Мне дали «подъемные» и два билета в Алма-Ату в мягком вагоне. Чемодан набила платьями разных лет, сбереженными мамочкой, взяла с собой галеты, консервы, у нас с дочкой и конфеты нашлись. Настроение чудесное. И я и она забыли слово одиночество. Дочь — подруга, притом всему заразительно рада.

Кроме нас в купе оказался красивый шатен лет сорока — прокурор, как сказал он сам. Мы ему понравились, и на второй день пути он с нами заговорил приветливо, угостил рыбой, да жаль, в Куйбышеве сошел. Зато к нам стал заходить товарищ Жумин — директор Казахской филармонии. Ему сказали в Москве, что я поеду в Алма-Ату, и он проявлял по отношению к нам гостеприимство еще до прибытия туда.

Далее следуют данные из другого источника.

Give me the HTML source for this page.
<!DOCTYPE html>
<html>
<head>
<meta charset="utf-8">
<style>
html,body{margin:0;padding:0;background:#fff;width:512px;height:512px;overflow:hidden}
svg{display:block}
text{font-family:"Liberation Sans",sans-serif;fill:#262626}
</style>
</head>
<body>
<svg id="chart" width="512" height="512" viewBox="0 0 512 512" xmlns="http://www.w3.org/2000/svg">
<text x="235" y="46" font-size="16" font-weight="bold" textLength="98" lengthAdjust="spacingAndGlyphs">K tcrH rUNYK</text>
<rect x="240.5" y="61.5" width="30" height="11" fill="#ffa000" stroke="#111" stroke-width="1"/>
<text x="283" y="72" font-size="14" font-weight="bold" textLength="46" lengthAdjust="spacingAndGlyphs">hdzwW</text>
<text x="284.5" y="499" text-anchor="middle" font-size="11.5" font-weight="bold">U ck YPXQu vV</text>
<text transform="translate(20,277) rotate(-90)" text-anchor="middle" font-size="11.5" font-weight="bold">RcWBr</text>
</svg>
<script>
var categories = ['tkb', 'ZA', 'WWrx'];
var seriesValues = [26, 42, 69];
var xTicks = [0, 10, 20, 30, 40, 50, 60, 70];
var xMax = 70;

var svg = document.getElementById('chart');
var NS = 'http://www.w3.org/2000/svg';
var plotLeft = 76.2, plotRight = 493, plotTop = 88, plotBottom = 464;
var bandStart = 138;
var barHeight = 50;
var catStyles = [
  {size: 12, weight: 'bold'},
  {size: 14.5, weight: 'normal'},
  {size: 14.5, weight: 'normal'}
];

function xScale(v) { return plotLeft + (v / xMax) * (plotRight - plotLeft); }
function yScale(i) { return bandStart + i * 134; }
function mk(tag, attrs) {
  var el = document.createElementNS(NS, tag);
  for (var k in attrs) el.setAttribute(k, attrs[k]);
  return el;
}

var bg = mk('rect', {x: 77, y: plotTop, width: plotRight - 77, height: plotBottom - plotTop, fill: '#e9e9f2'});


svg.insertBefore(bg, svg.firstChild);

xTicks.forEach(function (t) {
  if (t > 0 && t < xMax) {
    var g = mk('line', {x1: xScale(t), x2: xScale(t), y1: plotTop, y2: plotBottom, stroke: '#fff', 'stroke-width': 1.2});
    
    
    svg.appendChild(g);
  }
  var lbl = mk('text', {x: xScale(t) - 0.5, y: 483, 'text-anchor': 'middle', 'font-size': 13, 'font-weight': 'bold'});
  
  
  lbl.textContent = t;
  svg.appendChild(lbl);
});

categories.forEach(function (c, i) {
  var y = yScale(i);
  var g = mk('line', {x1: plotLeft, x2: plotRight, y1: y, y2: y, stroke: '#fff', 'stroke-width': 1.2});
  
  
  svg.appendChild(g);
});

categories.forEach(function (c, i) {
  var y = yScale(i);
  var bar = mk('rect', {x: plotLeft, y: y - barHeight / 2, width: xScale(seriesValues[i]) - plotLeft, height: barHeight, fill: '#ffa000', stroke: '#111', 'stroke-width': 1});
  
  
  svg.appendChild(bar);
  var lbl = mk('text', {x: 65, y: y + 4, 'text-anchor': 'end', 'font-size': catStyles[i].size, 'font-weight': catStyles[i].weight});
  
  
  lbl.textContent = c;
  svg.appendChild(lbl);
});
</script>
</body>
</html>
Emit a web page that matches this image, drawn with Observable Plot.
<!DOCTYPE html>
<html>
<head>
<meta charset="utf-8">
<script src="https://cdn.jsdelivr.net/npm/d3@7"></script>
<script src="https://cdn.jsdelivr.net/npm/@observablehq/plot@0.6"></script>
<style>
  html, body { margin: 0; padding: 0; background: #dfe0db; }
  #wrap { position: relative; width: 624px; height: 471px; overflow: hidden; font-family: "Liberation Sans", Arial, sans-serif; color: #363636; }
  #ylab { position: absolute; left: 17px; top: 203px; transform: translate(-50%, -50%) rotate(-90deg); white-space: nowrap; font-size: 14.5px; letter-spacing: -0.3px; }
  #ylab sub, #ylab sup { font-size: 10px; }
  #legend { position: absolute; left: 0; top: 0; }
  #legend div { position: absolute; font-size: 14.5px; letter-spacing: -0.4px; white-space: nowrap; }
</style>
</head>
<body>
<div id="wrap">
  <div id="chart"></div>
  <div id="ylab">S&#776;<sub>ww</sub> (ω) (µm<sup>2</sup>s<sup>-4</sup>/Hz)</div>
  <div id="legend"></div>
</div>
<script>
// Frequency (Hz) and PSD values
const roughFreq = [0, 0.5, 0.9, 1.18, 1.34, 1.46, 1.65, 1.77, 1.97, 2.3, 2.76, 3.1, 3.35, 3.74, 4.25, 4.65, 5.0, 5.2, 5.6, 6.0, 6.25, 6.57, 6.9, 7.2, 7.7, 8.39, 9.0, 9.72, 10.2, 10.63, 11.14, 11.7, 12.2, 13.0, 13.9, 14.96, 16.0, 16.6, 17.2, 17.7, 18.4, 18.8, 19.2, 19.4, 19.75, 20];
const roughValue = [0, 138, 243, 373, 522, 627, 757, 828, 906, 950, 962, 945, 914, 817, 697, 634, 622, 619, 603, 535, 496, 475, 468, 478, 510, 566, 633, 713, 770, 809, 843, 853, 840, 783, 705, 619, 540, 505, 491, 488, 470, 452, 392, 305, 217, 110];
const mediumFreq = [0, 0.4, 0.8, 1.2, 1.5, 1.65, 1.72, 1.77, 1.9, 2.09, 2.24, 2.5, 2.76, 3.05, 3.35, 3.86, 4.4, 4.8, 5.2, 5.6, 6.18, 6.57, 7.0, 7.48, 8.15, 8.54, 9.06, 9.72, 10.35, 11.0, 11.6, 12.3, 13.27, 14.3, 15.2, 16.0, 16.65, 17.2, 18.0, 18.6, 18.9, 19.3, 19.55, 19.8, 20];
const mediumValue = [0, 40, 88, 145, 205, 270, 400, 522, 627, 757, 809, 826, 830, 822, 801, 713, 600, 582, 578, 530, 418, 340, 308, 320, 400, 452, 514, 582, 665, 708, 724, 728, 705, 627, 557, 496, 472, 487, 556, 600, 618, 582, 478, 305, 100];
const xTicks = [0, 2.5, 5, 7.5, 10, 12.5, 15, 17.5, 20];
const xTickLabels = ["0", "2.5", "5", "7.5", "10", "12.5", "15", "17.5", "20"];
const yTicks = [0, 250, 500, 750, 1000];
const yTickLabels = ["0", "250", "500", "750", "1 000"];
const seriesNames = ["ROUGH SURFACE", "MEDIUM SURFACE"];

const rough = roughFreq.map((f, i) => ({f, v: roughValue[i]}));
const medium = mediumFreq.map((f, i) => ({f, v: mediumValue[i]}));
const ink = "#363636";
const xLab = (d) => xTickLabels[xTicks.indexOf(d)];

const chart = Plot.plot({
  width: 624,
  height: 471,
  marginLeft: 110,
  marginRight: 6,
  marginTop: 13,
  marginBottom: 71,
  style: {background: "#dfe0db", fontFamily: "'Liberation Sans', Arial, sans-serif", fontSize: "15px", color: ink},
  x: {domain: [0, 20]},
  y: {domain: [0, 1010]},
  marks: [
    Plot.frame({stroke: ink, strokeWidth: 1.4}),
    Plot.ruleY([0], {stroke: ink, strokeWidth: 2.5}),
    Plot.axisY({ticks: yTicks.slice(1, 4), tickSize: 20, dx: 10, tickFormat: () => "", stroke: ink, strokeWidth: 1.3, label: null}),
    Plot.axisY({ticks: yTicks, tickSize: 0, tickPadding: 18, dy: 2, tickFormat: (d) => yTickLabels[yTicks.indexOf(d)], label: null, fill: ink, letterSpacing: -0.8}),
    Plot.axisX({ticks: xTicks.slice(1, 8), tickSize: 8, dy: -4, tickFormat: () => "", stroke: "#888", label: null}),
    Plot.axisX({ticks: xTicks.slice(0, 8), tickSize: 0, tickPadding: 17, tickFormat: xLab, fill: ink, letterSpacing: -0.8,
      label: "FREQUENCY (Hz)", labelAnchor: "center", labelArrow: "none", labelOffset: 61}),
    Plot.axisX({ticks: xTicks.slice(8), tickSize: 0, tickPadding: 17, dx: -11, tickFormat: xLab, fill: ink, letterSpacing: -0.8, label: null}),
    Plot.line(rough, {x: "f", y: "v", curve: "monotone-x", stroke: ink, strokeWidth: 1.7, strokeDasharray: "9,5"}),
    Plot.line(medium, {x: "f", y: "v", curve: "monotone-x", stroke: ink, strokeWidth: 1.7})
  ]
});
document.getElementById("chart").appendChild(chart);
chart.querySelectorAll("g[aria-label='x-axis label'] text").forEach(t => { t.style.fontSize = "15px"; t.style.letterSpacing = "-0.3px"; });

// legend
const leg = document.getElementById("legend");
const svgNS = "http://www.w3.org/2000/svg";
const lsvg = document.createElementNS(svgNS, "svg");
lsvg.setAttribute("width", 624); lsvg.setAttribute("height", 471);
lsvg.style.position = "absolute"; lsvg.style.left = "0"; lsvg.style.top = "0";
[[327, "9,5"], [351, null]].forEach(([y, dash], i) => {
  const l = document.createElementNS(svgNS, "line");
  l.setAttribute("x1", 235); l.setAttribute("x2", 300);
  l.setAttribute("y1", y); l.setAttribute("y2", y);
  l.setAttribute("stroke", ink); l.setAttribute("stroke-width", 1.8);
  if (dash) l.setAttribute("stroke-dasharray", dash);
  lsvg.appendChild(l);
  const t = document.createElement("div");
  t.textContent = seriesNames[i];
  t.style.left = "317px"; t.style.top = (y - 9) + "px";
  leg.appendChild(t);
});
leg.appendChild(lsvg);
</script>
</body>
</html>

Честно говоря, мне хотелось быть поближе к Москве и не тянуло снова вдаль, тем более что в Казахстане прежде я никогда не была, но Ксаночке все новое было так интересно, что наш семидневный путь до Алма-Аты я навсегда окрестила «медовой неделей». Мы давали встречным смешные прозвища, шептали друг другу на ухо несуразицы. Смеялись по всякому поводу, как озорные ребята.

В Алма-Ату мы приехали не по расписанию, поздно ночью, и меня никто из Оперы не встретил. Как хорошо, что Жумин довел нас до здания Филармонии и заспанная сторожиха помогла нам разместиться на диване в его кабинете.

На следующий день проснулись поздно и, взявшись за руки, пошли по городу. Много деревьев — каштаны, дубы, акации. Хорошие дома, большие улицы, но много и типично казахских строений. Встречаем людей — смуглых, черноволосых, с восточным разрезом глаз. Самое удивительное — горы со снежными вершинами. Они кругом, везде, куда ни погляди, словно город расположен в огромной воронке.

Здание Театра оперы поразило меня своим великолепием. Его строители, видно, хорошо знали итальянское зодчество, но, влюбившись в орнаменты Востока, дали «зазвучать» этому зданию в удивительном сложном аккорде.

Было часа четыре дня, время между репетицией и спектаклем, когда в театрах остается только охрана. Как было интересно увидеть зрительный зал с расписным потолком, огромное углубление для оркестра, большую сцену. Не знаю, сколько бы мы еще разглядывали люстры и роспись стен, если бы над ухом не раздался раздраженный голос молодого администратора:

— Мы ее ищем по всему городу, а она разглядывает наш театр!

Ксаночке это показалось более смешным, чем мне, но исполняющий обязанности директора Владимир Васильевич Стебловский, к которому меня провел администратор, сгладил шероховатости:

— Вчера встречали несколько раз, но в военное время железная дорога не дает точных справок. Сегодня Жумин сообщил, где вы, но не хотели рано будить… У нас две оперные труппы: русская и казахская, прекрасный оркестр, балет, есть очень хорошие певцы, а с режиссурой плохо, рады вашему приезду. Две литерные продуктовые карточки получите сейчас, а с жильем в Алма-Ате катастрофа: масса эвакуированных! Придется вам жить здесь. Пока вас с дочкой поселим в комнате администратора.